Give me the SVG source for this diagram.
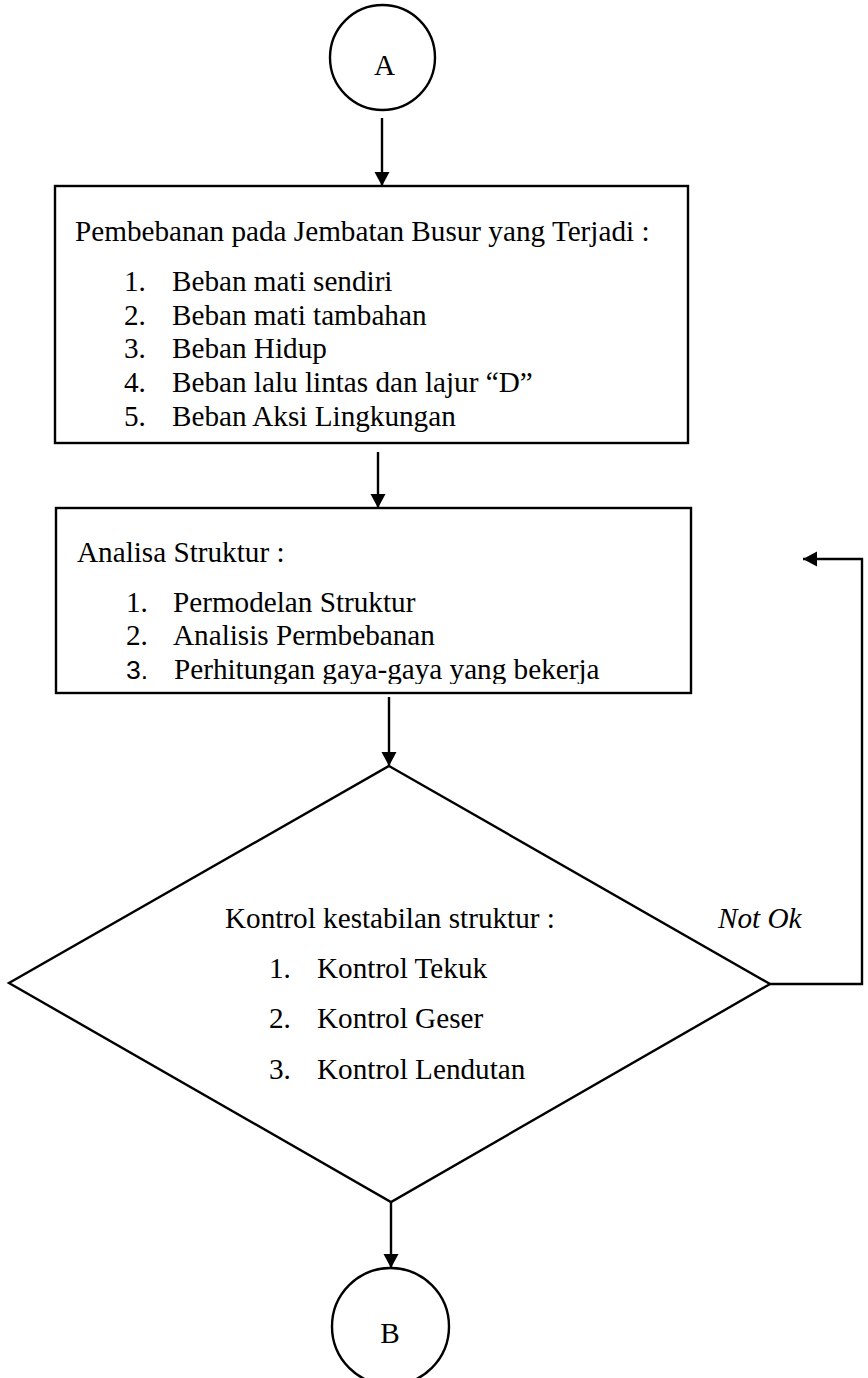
<svg xmlns="http://www.w3.org/2000/svg" width="868" height="1378" viewBox="0 0 868 1378">
  <style>
    .shape { fill: #fff; stroke: #000; stroke-width: 2.4; }
    .conn { fill: none; stroke: #000; stroke-width: 2.4; }
    .t { font-family: "Liberation Serif", "Times New Roman", serif; font-size: 29.2px; fill: #000; }
    .it { font-style: italic; }
    .sans { font-family: "Liberation Sans", Arial, sans-serif; font-size: 26.5px; }
  </style>
  <defs>
    <marker id="arrow" markerUnits="userSpaceOnUse" markerWidth="15" markerHeight="16" refX="14" refY="8" orient="auto">
      <path d="M0,0.5 L14,8 L0,15.5 z" fill="#000"/>
    </marker>
    <clipPath id="clipBox2">
      <rect x="56" y="508" width="635" height="176"/>
    </clipPath>
  </defs>
  <rect width="868" height="1378" fill="#fff"/>

  <g id="connectors">
    <path class="conn" d="M382,118 V186" marker-end="url(#arrow)"/>
    <path class="conn" d="M378,452 V508" marker-end="url(#arrow)"/>
    <path class="conn" d="M389,697 V766" marker-end="url(#arrow)"/>
    <path class="conn" d="M391,1202 V1268" marker-end="url(#arrow)"/>
    <path class="conn" d="M770,984 H862 V559 H803" marker-end="url(#arrow)"/>
    <text class="t it" x="718" y="928">Not Ok</text>
  </g>

  <g id="nodeA">
    <circle class="shape" cx="382.5" cy="57.5" r="52.5"/>
    <text class="t" x="384.5" y="75" text-anchor="middle">A</text>
  </g>

  <g id="box1">
    <rect class="shape" x="55" y="186" width="633" height="257"/>
    <text class="t" x="75" y="241">Pembebanan pada Jembatan Busur yang Terjadi :</text>
    <text class="t" x="124" y="291">1.</text><text class="t" x="172" y="291">Beban mati sendiri</text>
    <text class="t" x="124" y="324.5">2.</text><text class="t" x="172" y="324.5">Beban mati tambahan</text>
    <text class="t" x="124" y="358">3.</text><text class="t" x="172" y="358">Beban Hidup</text>
    <text class="t" x="124" y="392">4.</text><text class="t" x="172" y="392">Beban lalu lintas dan lajur “D”</text>
    <text class="t" x="124" y="426">5.</text><text class="t" x="172" y="426">Beban Aksi Lingkungan</text>
  </g>

  <g id="box2">
    <rect class="shape" x="56" y="508" width="635" height="185"/>
    <text class="t" x="77" y="562">Analisa Struktur :</text>
    <text class="t" x="126" y="612">1.</text><text class="t" x="173" y="612">Permodelan Struktur</text>
    <text class="t" x="126" y="644.5">2.</text><text class="t" x="173" y="644.5">Analisis Permbebanan</text>
    <g clip-path="url(#clipBox2)">
      <text class="t sans" x="126" y="679">3.</text><text class="t" x="174" y="679">Perhitungan gaya-gaya yang bekerja</text>
    </g>
  </g>

  <g id="decision">
    <polygon class="shape" points="389,766 770,984 391,1202 9,983"/>
    <text class="t" x="225" y="928">Kontrol kestabilan struktur :</text>
    <text class="t" x="269" y="978">1.</text><text class="t" x="317" y="978">Kontrol Tekuk</text>
    <text class="t" x="269" y="1028">2.</text><text class="t" x="317" y="1028">Kontrol Geser</text>
    <text class="t" x="269" y="1079">3.</text><text class="t" x="317" y="1079">Kontrol Lendutan</text>
  </g>

  <g id="nodeB">
    <circle class="shape" cx="390.5" cy="1326.5" r="58.5"/>
    <text class="t" x="390" y="1343" text-anchor="middle">B</text>
  </g>
</svg>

■ ■ ■ ■

TO BE DONE - Transcribe the full listing above exactly as it stands, minus the pictures.

TASK RESPONSE -
Give me the SVG source for this diagram.
<svg xmlns="http://www.w3.org/2000/svg" width="868" height="1378" viewBox="0 0 868 1378">
  <style>
    .shape { fill: #fff; stroke: #000; stroke-width: 2.4; }
    .conn { fill: none; stroke: #000; stroke-width: 2.4; }
    .t { font-family: "Liberation Serif", "Times New Roman", serif; font-size: 29.2px; fill: #000; }
    .it { font-style: italic; }
    .sans { font-family: "Liberation Sans", Arial, sans-serif; font-size: 26.5px; }
  </style>
  <defs>
    <marker id="arrow" markerUnits="userSpaceOnUse" markerWidth="15" markerHeight="16" refX="14" refY="8" orient="auto">
      <path d="M0,0.5 L14,8 L0,15.5 z" fill="#000"/>
    </marker>
    <clipPath id="clipBox2">
      <rect x="56" y="508" width="635" height="176"/>
    </clipPath>
  </defs>
  <rect width="868" height="1378" fill="#fff"/>

  <g id="connectors">
    <path class="conn" d="M382,118 V186" marker-end="url(#arrow)"/>
    <path class="conn" d="M378,452 V508" marker-end="url(#arrow)"/>
    <path class="conn" d="M389,697 V766" marker-end="url(#arrow)"/>
    <path class="conn" d="M391,1202 V1268" marker-end="url(#arrow)"/>
    <path class="conn" d="M770,984 H862 V559 H803" marker-end="url(#arrow)"/>
    <text class="t it" x="718" y="928">Not Ok</text>
  </g>

  <g id="nodeA">
    <circle class="shape" cx="382.5" cy="57.5" r="52.5"/>
    <text class="t" x="384.5" y="75" text-anchor="middle">A</text>
  </g>

  <g id="box1">
    <rect class="shape" x="55" y="186" width="633" height="257"/>
    <text class="t" x="75" y="241">Pembebanan pada Jembatan Busur yang Terjadi :</text>
    <text class="t" x="124" y="291">1.</text><text class="t" x="172" y="291">Beban mati sendiri</text>
    <text class="t" x="124" y="324.5">2.</text><text class="t" x="172" y="324.5">Beban mati tambahan</text>
    <text class="t" x="124" y="358">3.</text><text class="t" x="172" y="358">Beban Hidup</text>
    <text class="t" x="124" y="392">4.</text><text class="t" x="172" y="392">Beban lalu lintas dan lajur “D”</text>
    <text class="t" x="124" y="426">5.</text><text class="t" x="172" y="426">Beban Aksi Lingkungan</text>
  </g>

  <g id="box2">
    <rect class="shape" x="56" y="508" width="635" height="185"/>
    <text class="t" x="77" y="562">Analisa Struktur :</text>
    <text class="t" x="126" y="612">1.</text><text class="t" x="173" y="612">Permodelan Struktur</text>
    <text class="t" x="126" y="644.5">2.</text><text class="t" x="173" y="644.5">Analisis Permbebanan</text>
    <g clip-path="url(#clipBox2)">
      <text class="t sans" x="126" y="679">3.</text><text class="t" x="174" y="679">Perhitungan gaya-gaya yang bekerja</text>
    </g>
  </g>

  <g id="decision">
    <polygon class="shape" points="389,766 770,984 391,1202 9,983"/>
    <text class="t" x="225" y="928">Kontrol kestabilan struktur :</text>
    <text class="t" x="269" y="978">1.</text><text class="t" x="317" y="978">Kontrol Tekuk</text>
    <text class="t" x="269" y="1028">2.</text><text class="t" x="317" y="1028">Kontrol Geser</text>
    <text class="t" x="269" y="1079">3.</text><text class="t" x="317" y="1079">Kontrol Lendutan</text>
  </g>

  <g id="nodeB">
    <circle class="shape" cx="390.5" cy="1326.5" r="58.5"/>
    <text class="t" x="390" y="1343" text-anchor="middle">B</text>
  </g>
</svg>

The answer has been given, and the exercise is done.